From: Rick Knight (rknight@platinum.com)
Date: Wed Jun 25 1997 - 17:41:45 MDT
Max More posted:
I've always thought a pretty good test of intelligence was to ask
someone what they would do with $X, and keeping increasing the value of
X until they can't think of anything else to do with it, except buy 50
Rolls Royce's (as a certain guru did not long ago). I suspect most
people on this list wouldn't have any trouble finding sensible ways to
spend their first trillion dollars.
My addition/clarification to that:
First off, thanks Max for instilling a measure of vision and nobility
into a topic and about which I started getting my ire up.
I would like to add that although the notion of "plenty" may be a
non-issue for some extropians, it is not necessarily a measure of a
person's worthiness or intellect that s/he settles for substantially
less. Rather, it is a limitation of his/her imagination and to that
extent, those with loftier aspirations should graciously allow them to
be or inspire them further.
Although I don't scrutinously follow Bill Gates' entrepreneurial or
philanthropic efforts, it is hard not to regard him ultimately as
short-sighted and somewhat facist, given the incredibly and
precedent-setting resources he has amassed.

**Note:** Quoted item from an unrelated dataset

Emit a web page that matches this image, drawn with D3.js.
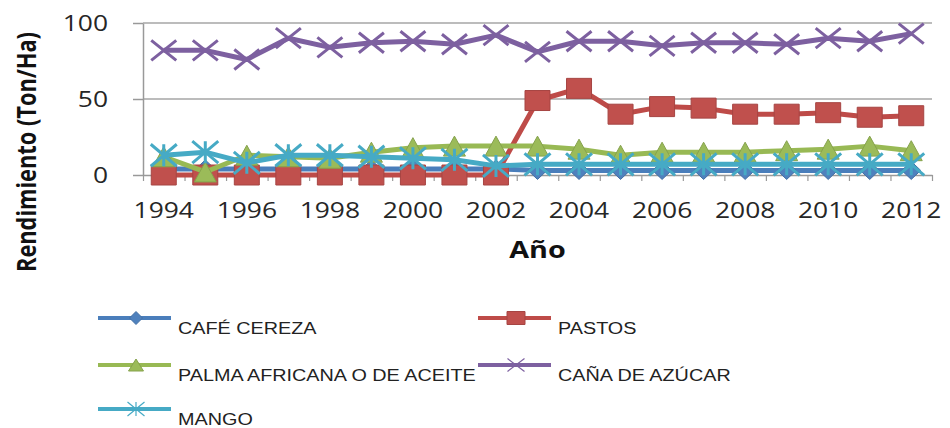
<!DOCTYPE html>
<html>
<head>
<meta charset="utf-8">
<script src="https://cdn.jsdelivr.net/npm/d3@7"></script>
<style>
  body { margin: 0; background: #fff; }
  svg { display: block; }
</style>
</head>
<body>
<div id="chart"></div>
<script>
// categories and series
var years = [1994, 1995, 1996, 1997, 1998, 1999, 2000, 2001, 2002, 2003,
             2004, 2005, 2006, 2007, 2008, 2009, 2010, 2011, 2012];
var labelYears = [1994, 1996, 1998, 2000, 2002, 2004, 2006, 2008, 2010, 2012];
var yTicks = [0, 50, 100];

var cafe   = [4, 4, 4, 4, 4, 4, 4, 4, 4, 3, 3, 3, 3, 3, 3, 3, 3, 3, 3];
var pastos = [0, 0, 0, 0, 0, 0, 0, 0, 0, 49, 57, 40, 45, 44, 40, 40, 41, 38, 39];
var palma  = [12, 2, 13, 12, 11, 15, 18, 19, 19, 19, 17, 13, 15, 15, 15, 16, 17, 19, 16];
var cana   = [82, 82, 76, 90, 84, 87, 88, 86, 92, 81, 88, 88, 85, 87, 87, 86, 90, 88, 93];
var mango  = [13, 15, 8, 13, 13, 12, 11, 10, 6, 7, 7, 7, 7, 7, 7, 7, 7, 7, 7];

var names = ["CAFÉ CEREZA", "PASTOS", "PALMA AFRICANA O DE ACEITE", "CAÑA DE AZÚCAR", "MANGO"];

var series = [
  { name: names[0], values: cafe,   line: "#4A7EBB", fill: "#4F81BD", marker: "diamond" },
  { name: names[1], values: pastos, line: "#BE4B48", fill: "#C0504D", marker: "square" },
  { name: names[2], values: palma,  line: "#98B954", fill: "#9BBB59", marker: "triangle" },
  { name: names[3], values: cana,   line: "#7D60A0", fill: "#7D60A0", marker: "x" },
  { name: names[4], values: mango,  line: "#46AAC5", fill: "#46AAC5", marker: "star" }
];

var width = 950, height = 428;
var plotLeft = 143, plotRight = 932, plotTop = 23, plotBottom = 175;
var sx = 1.2; // the picture is stretched sideways, so is its text

var svg = d3.select("#chart").append("svg")
  .attr("width", width)
  .attr("height", height);

var x = d3.scaleLinear()
  .domain([years[0] - 0.5, years[years.length - 1] + 0.5])
  .range([plotLeft, plotRight]);
var y = d3.scaleLinear().domain([0, 100]).range([plotBottom, plotTop]);

// grid lines
svg.append("g")
  .selectAll("line")
  .data(yTicks.filter(d => d > 0))
  .enter().append("line")
  .attr("x1", plotLeft).attr("x2", plotRight)
  .attr("y1", d => y(d)).attr("y2", d => y(d))
  .attr("stroke", "#a6a6a6").attr("stroke-width", 1.5);

// y axis
var yAxis = svg.append("g")
  .attr("transform", "translate(" + plotLeft + ",0)")
  .call(d3.axisLeft(y).tickValues(yTicks).tickSize(10).tickSizeOuter(0).tickFormat(""));
yAxis.select(".domain").attr("stroke", "#999").attr("stroke-width", 1.5);
yAxis.selectAll(".tick line").attr("stroke", "#999").attr("stroke-width", 1.5);

svg.append("g")
  .selectAll("text")
  .data(yTicks)
  .enter().append("text")
  .attr("transform", d => "translate(108," + (y(d) + 8) + ") scale(" + sx + ",1)")
  .attr("text-anchor", "end")
  .style("font-family", "'Open Sans', sans-serif")
  .style("font-size", "22px")
  .attr("fill", "#262626")
  .text(d => d);

// x axis: small ticks on the category edges
var edges = years.map(d => d - 0.5).concat([years[years.length - 1] + 0.5]);
var xAxis = svg.append("g")
  .attr("transform", "translate(0," + plotBottom + ")")
  .call(d3.axisBottom(x).tickValues(edges).tickSize(6).tickSizeOuter(0).tickFormat(""));
xAxis.select(".domain").attr("stroke", "#999").attr("stroke-width", 1.5);
xAxis.selectAll(".tick line").attr("stroke", "#999").attr("stroke-width", 1.2);

svg.append("g")
  .selectAll("text")
  .data(labelYears)
  .enter().append("text")
  .attr("transform", d => "translate(" + x(d) + ",218) scale(" + sx + ",1)")
  .attr("text-anchor", "middle")
  .style("font-family", "'Open Sans', sans-serif")
  .style("font-size", "22px")
  .attr("fill", "#262626")
  .text(d => d);

// axis titles
svg.append("text")
  .attr("transform", "translate(" + (plotLeft + plotRight) / 2 + ",258) scale(1.25,1)")
  .attr("text-anchor", "middle")
  .style("font-family", "'Open Sans', sans-serif")
  .style("font-size", "23px")
  .style("font-weight", "bold")
  .attr("fill", "#111")
  .text("Año");

svg.append("text")
  .attr("transform", "translate(36,152) rotate(-90) scale(1,1.25)")
  .attr("text-anchor", "middle")
  .attr("textLength", 240)
  .attr("lengthAdjust", "spacingAndGlyphs")
  .style("font-family", "'Open Sans', sans-serif")
  .style("font-size", "22px")
  .style("font-weight", "bold")
  .attr("fill", "#111")
  .text("Rendimiento (Ton/Ha)");

// marker shapes, w x h
function markerPath(type, w, h) {
  var a = w / 2, b = h / 2;
  if (type == "diamond") return "M0," + (-b) + "L" + a + ",0L0," + b + "L" + (-a) + ",0Z";
  if (type == "square") return "M" + (-a) + "," + (-b) + "H" + a + "V" + b + "H" + (-a) + "Z";
  if (type == "triangle") return "M0," + (-b) + "L" + a + "," + b + "L" + (-a) + "," + b + "Z";
  var p = "M" + (-a) + "," + (-b) + "L" + a + "," + b + "M" + a + "," + (-b) + "L" + (-a) + "," + b;
  if (type == "star") p += "M0," + (-b) + "L0," + b;
  return p;
}
var sizes = { diamond: [19, 18], square: [25, 20], triangle: [22, 20], x: [25, 20], star: [26, 22] };
var legendSizes = { diamond: [13, 13], square: [18, 13], triangle: [15, 12], x: [17, 13], star: [17, 14] };

function styleMarker(sel, s, sw) {
  if (s.marker == "x" || s.marker == "star") {
    sel.attr("fill", "none").attr("stroke", s.fill).attr("stroke-width", sw);
  } else {
    sel.attr("fill", s.fill).attr("stroke", d3.color(s.fill).darker(0.4)).attr("stroke-width", 1);
  }
}

var line = d3.line()
  .x((d, i) => x(years[i]))
  .y(d => y(d));

series.forEach(function (s) {
  var g = svg.append("g");
  g.append("path")
    .attr("d", line(s.values))
    .attr("fill", "none")
    .attr("stroke", s.line)
    .attr("stroke-width", 5)
    .attr("stroke-linejoin", "round");
  var sz = sizes[s.marker];
  g.selectAll("path.m")
    .data(s.values)
    .enter().append("path")
    .attr("class", "m")
    .attr("transform", (d, i) => "translate(" + x(years[i]) + "," + y(d) + ")")
    .attr("d", markerPath(s.marker, sz[0], sz[1]))
    .call(styleMarker, s, 3);
});

// legend, two columns filled row by row
var legendX = [98, 478], legendY = [318, 365, 409];
var legend = svg.append("g")
  .selectAll("g")
  .data(series)
  .enter().append("g")
  .attr("transform", (d, i) => "translate(" + legendX[i % 2] + "," + legendY[Math.floor(i / 2)] + ")");

legend.append("line")
  .attr("x1", 0).attr("x2", 73)
  .attr("stroke", d => d.line)
  .attr("stroke-width", 4);

legend.append("path")
  .attr("transform", "translate(38,0)")
  .attr("d", d => markerPath(d.marker, legendSizes[d.marker][0], legendSizes[d.marker][1]))
  .each(function (d) { d3.select(this).call(styleMarker, d, 1.2); });

legend.append("text")
  .attr("transform", "translate(80,16) scale(" + sx + ",1)")
  .style("font-family", "'Liberation Sans', Arial, sans-serif")
  .style("font-size", "16.5px")
  .attr("fill", "#222")
  .text(d => d.name);
</script>
</body>
</html>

I think the mental exercise of what to do with a trillion dollars
could ultimately end up chasing its own tail in the paradigm that some
of us (including me) imagine, where humans are not auto-driven by
greed and acquisition but by vision and a sense of connectivity and
purpose. Motivation by acquisition seems primitive by comparison,
rather like giving the dolphin a fish or the chimp a banana if it does
a learned task. Sure it's where we come from, evolutionarily
speaking, but where are we headed and how quickly? Pretty quickly
considering the global neural network expansion and explosion of
technological innovation.
And where are we headed?
In Star Trek: First Contact, Picard and the 21st century character,
Lily have a discussion about the enormous cost of titanium to build a
ship the size of the Enterprise. It was so encouraging to hear Picard
speak of a world to come that was not motivated by acquisition and
self-centered pursuit, as if Gene Rodenberry (whom I regard as a late
20th century H.G. Wells) continued to promote his philosophy beyond
the grave. Is it naive and altruistic to envision and work toward a
world where many extropian notions of success are rendered moot? And
granted, we have to work within the given paradigm but any
motivational speaker will tell you to start living the way you
imagine, the way you desire. (And that doesn't mean doing irrational
things like buying a Rolls while you are on the welfare "rolls".)
If the definition of extropian includes continually pushing the limits
of what it is to be human, where would considerations such as this
factor in?
I wonder if it would take a trillion dollars to make the Enterprise?